----- Entries provided
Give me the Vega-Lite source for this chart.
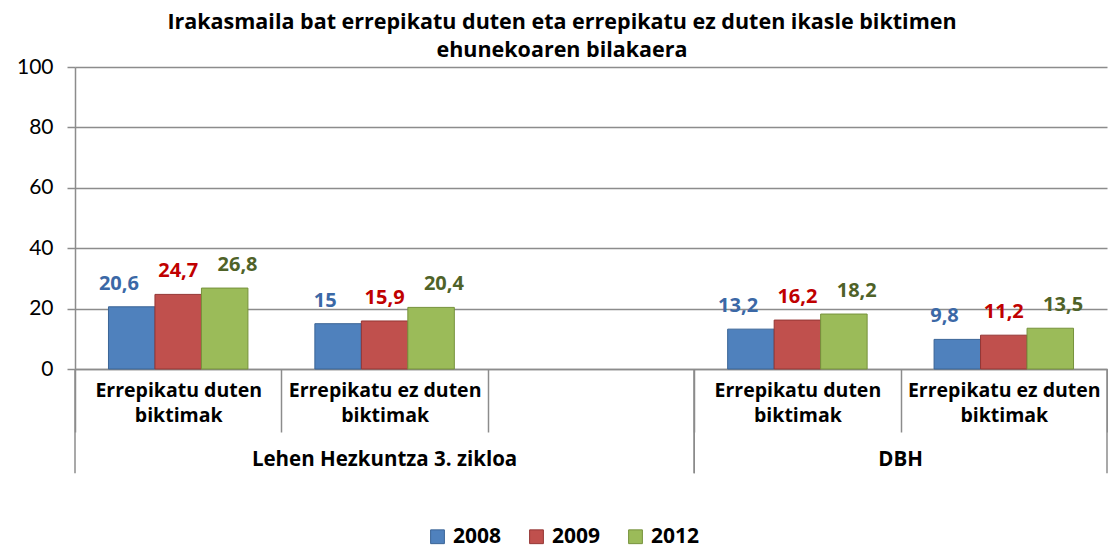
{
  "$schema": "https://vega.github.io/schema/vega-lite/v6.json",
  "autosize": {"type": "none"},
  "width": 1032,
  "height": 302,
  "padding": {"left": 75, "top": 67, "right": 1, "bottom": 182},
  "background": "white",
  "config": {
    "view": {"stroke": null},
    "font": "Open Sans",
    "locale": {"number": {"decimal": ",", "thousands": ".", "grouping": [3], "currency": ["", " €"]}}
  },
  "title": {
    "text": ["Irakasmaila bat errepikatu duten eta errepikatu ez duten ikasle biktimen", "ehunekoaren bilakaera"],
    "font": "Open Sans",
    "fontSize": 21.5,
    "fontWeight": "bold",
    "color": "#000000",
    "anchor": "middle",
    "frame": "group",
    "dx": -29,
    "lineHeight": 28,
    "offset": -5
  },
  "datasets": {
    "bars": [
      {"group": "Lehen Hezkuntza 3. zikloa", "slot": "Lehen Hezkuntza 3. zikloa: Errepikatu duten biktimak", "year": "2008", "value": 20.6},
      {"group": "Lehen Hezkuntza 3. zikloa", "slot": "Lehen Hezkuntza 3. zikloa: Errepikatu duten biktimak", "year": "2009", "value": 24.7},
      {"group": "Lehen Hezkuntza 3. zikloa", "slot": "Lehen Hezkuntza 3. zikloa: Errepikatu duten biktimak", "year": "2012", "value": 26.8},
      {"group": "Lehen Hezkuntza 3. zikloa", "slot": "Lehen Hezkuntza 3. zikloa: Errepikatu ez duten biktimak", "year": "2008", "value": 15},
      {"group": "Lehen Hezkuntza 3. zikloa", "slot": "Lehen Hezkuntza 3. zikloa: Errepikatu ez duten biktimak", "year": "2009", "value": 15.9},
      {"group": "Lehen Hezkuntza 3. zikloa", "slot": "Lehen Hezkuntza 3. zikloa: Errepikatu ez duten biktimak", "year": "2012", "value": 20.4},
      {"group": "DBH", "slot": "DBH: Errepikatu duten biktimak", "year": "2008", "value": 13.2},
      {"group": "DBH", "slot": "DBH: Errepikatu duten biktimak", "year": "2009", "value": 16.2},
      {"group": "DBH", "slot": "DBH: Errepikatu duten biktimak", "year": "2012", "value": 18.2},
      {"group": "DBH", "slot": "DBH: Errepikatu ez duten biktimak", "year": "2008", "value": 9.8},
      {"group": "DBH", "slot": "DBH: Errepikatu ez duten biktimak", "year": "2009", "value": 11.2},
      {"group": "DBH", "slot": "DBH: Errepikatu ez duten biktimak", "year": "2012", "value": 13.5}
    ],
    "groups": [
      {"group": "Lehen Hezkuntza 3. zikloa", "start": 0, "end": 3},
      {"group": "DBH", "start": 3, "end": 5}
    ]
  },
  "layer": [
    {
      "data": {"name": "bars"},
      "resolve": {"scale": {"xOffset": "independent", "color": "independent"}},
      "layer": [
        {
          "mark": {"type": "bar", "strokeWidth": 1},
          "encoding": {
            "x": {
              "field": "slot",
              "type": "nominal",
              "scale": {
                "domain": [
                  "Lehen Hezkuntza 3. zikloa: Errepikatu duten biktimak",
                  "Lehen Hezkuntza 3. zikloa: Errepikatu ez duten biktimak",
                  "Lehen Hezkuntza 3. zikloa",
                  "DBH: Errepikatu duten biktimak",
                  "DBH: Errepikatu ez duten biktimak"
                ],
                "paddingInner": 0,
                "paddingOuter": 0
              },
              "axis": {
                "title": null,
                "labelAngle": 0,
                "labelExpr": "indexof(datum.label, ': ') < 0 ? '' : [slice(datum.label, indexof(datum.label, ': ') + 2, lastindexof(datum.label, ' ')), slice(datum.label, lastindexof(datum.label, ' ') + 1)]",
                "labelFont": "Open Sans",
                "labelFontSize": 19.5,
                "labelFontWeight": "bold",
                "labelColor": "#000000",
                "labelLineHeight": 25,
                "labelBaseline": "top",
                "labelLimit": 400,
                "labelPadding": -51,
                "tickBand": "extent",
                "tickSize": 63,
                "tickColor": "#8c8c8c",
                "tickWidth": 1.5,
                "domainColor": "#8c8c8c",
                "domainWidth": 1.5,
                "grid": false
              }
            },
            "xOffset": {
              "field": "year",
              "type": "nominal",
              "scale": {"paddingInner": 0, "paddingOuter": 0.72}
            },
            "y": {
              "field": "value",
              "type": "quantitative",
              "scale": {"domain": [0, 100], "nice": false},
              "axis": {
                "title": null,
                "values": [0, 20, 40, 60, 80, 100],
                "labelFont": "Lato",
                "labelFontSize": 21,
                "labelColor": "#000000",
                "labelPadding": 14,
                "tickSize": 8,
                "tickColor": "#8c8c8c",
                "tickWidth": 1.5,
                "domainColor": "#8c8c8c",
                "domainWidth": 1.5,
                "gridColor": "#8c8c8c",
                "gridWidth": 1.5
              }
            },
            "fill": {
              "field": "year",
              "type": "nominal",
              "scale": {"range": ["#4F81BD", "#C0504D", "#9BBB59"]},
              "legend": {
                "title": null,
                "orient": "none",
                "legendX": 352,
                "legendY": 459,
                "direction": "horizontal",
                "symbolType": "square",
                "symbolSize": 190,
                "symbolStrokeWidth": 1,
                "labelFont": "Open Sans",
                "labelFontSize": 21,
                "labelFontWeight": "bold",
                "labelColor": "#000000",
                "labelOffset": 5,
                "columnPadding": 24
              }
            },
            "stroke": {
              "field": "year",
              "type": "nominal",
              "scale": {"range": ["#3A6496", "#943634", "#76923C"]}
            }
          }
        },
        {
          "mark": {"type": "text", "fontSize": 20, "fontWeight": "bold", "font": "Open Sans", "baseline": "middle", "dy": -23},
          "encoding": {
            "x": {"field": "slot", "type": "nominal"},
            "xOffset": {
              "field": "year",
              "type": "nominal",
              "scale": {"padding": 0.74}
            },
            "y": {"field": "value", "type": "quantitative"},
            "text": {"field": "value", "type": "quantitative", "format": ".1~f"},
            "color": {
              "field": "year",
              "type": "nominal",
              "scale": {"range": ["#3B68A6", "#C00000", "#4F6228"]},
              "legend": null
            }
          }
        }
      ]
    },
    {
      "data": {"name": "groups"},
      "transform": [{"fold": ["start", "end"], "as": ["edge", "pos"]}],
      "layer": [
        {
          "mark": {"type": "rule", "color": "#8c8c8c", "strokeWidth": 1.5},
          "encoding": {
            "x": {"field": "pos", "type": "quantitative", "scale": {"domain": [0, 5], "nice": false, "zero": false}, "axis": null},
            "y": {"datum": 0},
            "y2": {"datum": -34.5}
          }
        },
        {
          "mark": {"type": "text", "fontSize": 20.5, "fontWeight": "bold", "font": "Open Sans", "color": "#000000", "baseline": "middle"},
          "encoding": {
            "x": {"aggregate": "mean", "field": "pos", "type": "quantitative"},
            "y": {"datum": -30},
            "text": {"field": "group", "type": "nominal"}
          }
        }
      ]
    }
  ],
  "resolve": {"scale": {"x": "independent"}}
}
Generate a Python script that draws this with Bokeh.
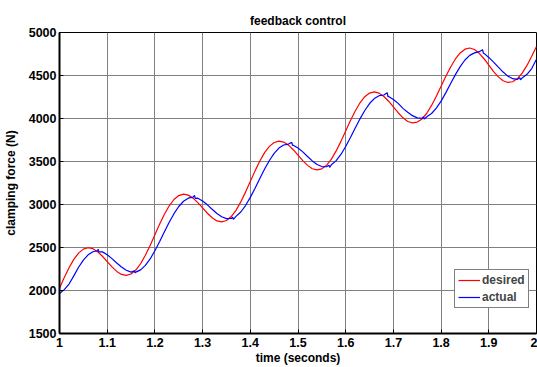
----------
■ Description of the task
Using the records above, retype everything exactly except the pictures.

■ Reply
Give me the Vega-Lite source for this chart.
{
  "$schema": "https://vega.github.io/schema/vega-lite/v6.json",
  "autosize": {"type": "none"},
  "width": 1032,
  "height": 302,
  "padding": {"left": 75, "top": 67, "right": 1, "bottom": 182},
  "background": "white",
  "config": {
    "view": {"stroke": null},
    "font": "Open Sans",
    "locale": {"number": {"decimal": ",", "thousands": ".", "grouping": [3], "currency": ["", " €"]}}
  },
  "title": {
    "text": ["Irakasmaila bat errepikatu duten eta errepikatu ez duten ikasle biktimen", "ehunekoaren bilakaera"],
    "font": "Open Sans",
    "fontSize": 21.5,
    "fontWeight": "bold",
    "color": "#000000",
    "anchor": "middle",
    "frame": "group",
    "dx": -29,
    "lineHeight": 28,
    "offset": -5
  },
  "datasets": {
    "bars": [
      {"group": "Lehen Hezkuntza 3. zikloa", "slot": "Lehen Hezkuntza 3. zikloa: Errepikatu duten biktimak", "year": "2008", "value": 20.6},
      {"group": "Lehen Hezkuntza 3. zikloa", "slot": "Lehen Hezkuntza 3. zikloa: Errepikatu duten biktimak", "year": "2009", "value": 24.7},
      {"group": "Lehen Hezkuntza 3. zikloa", "slot": "Lehen Hezkuntza 3. zikloa: Errepikatu duten biktimak", "year": "2012", "value": 26.8},
      {"group": "Lehen Hezkuntza 3. zikloa", "slot": "Lehen Hezkuntza 3. zikloa: Errepikatu ez duten biktimak", "year": "2008", "value": 15},
      {"group": "Lehen Hezkuntza 3. zikloa", "slot": "Lehen Hezkuntza 3. zikloa: Errepikatu ez duten biktimak", "year": "2009", "value": 15.9},
      {"group": "Lehen Hezkuntza 3. zikloa", "slot": "Lehen Hezkuntza 3. zikloa: Errepikatu ez duten biktimak", "year": "2012", "value": 20.4},
      {"group": "DBH", "slot": "DBH: Errepikatu duten biktimak", "year": "2008", "value": 13.2},
      {"group": "DBH", "slot": "DBH: Errepikatu duten biktimak", "year": "2009", "value": 16.2},
      {"group": "DBH", "slot": "DBH: Errepikatu duten biktimak", "year": "2012", "value": 18.2},
      {"group": "DBH", "slot": "DBH: Errepikatu ez duten biktimak", "year": "2008", "value": 9.8},
      {"group": "DBH", "slot": "DBH: Errepikatu ez duten biktimak", "year": "2009", "value": 11.2},
      {"group": "DBH", "slot": "DBH: Errepikatu ez duten biktimak", "year": "2012", "value": 13.5}
    ],
    "groups": [
      {"group": "Lehen Hezkuntza 3. zikloa", "start": 0, "end": 3},
      {"group": "DBH", "start": 3, "end": 5}
    ]
  },
  "layer": [
    {
      "data": {"name": "bars"},
      "resolve": {"scale": {"xOffset": "independent", "color": "independent"}},
      "layer": [
        {
          "mark": {"type": "bar", "strokeWidth": 1},
          "encoding": {
            "x": {
              "field": "slot",
              "type": "nominal",
              "scale": {
                "domain": [
                  "Lehen Hezkuntza 3. zikloa: Errepikatu duten biktimak",
                  "Lehen Hezkuntza 3. zikloa: Errepikatu ez duten biktimak",
                  "Lehen Hezkuntza 3. zikloa",
                  "DBH: Errepikatu duten biktimak",
                  "DBH: Errepikatu ez duten biktimak"
                ],
                "paddingInner": 0,
                "paddingOuter": 0
              },
              "axis": {
                "title": null,
                "labelAngle": 0,
                "labelExpr": "indexof(datum.label, ': ') < 0 ? '' : [slice(datum.label, indexof(datum.label, ': ') + 2, lastindexof(datum.label, ' ')), slice(datum.label, lastindexof(datum.label, ' ') + 1)]",
                "labelFont": "Open Sans",
                "labelFontSize": 19.5,
                "labelFontWeight": "bold",
                "labelColor": "#000000",
                "labelLineHeight": 25,
                "labelBaseline": "top",
                "labelLimit": 400,
                "labelPadding": -51,
                "tickBand": "extent",
                "tickSize": 63,
                "tickColor": "#8c8c8c",
                "tickWidth": 1.5,
                "domainColor": "#8c8c8c",
                "domainWidth": 1.5,
                "grid": false
              }
            },
            "xOffset": {
              "field": "year",
              "type": "nominal",
              "scale": {"paddingInner": 0, "paddingOuter": 0.72}
            },
            "y": {
              "field": "value",
              "type": "quantitative",
              "scale": {"domain": [0, 100], "nice": false},
              "axis": {
                "title": null,
                "values": [0, 20, 40, 60, 80, 100],
                "labelFont": "Lato",
                "labelFontSize": 21,
                "labelColor": "#000000",
                "labelPadding": 14,
                "tickSize": 8,
                "tickColor": "#8c8c8c",
                "tickWidth": 1.5,
                "domainColor": "#8c8c8c",
                "domainWidth": 1.5,
                "gridColor": "#8c8c8c",
                "gridWidth": 1.5
              }
            },
            "fill": {
              "field": "year",
              "type": "nominal",
              "scale": {"range": ["#4F81BD", "#C0504D", "#9BBB59"]},
              "legend": {
                "title": null,
                "orient": "none",
                "legendX": 352,
                "legendY": 459,
                "direction": "horizontal",
                "symbolType": "square",
                "symbolSize": 190,
                "symbolStrokeWidth": 1,
                "labelFont": "Open Sans",
                "labelFontSize": 21,
                "labelFontWeight": "bold",
                "labelColor": "#000000",
                "labelOffset": 5,
                "columnPadding": 24
              }
            },
            "stroke": {
              "field": "year",
              "type": "nominal",
              "scale": {"range": ["#3A6496", "#943634", "#76923C"]}
            }
          }
        },
        {
          "mark": {"type": "text", "fontSize": 20, "fontWeight": "bold", "font": "Open Sans", "baseline": "middle", "dy": -23},
          "encoding": {
            "x": {"field": "slot", "type": "nominal"},
            "xOffset": {
              "field": "year",
              "type": "nominal",
              "scale": {"padding": 0.74}
            },
            "y": {"field": "value", "type": "quantitative"},
            "text": {"field": "value", "type": "quantitative", "format": ".1~f"},
            "color": {
              "field": "year",
              "type": "nominal",
              "scale": {"range": ["#3B68A6", "#C00000", "#4F6228"]},
              "legend": null
            }
          }
        }
      ]
    },
    {
      "data": {"name": "groups"},
      "transform": [{"fold": ["start", "end"], "as": ["edge", "pos"]}],
      "layer": [
        {
          "mark": {"type": "rule", "color": "#8c8c8c", "strokeWidth": 1.5},
          "encoding": {
            "x": {"field": "pos", "type": "quantitative", "scale": {"domain": [0, 5], "nice": false, "zero": false}, "axis": null},
            "y": {"datum": 0},
            "y2": {"datum": -34.5}
          }
        },
        {
          "mark": {"type": "text", "fontSize": 20.5, "fontWeight": "bold", "font": "Open Sans", "color": "#000000", "baseline": "middle"},
          "encoding": {
            "x": {"aggregate": "mean", "field": "pos", "type": "quantitative"},
            "y": {"datum": -30},
            "text": {"field": "group", "type": "nominal"}
          }
        }
      ]
    }
  ],
  "resolve": {"scale": {"x": "independent"}}
}
Generate a Python script that draws this with Bokeh.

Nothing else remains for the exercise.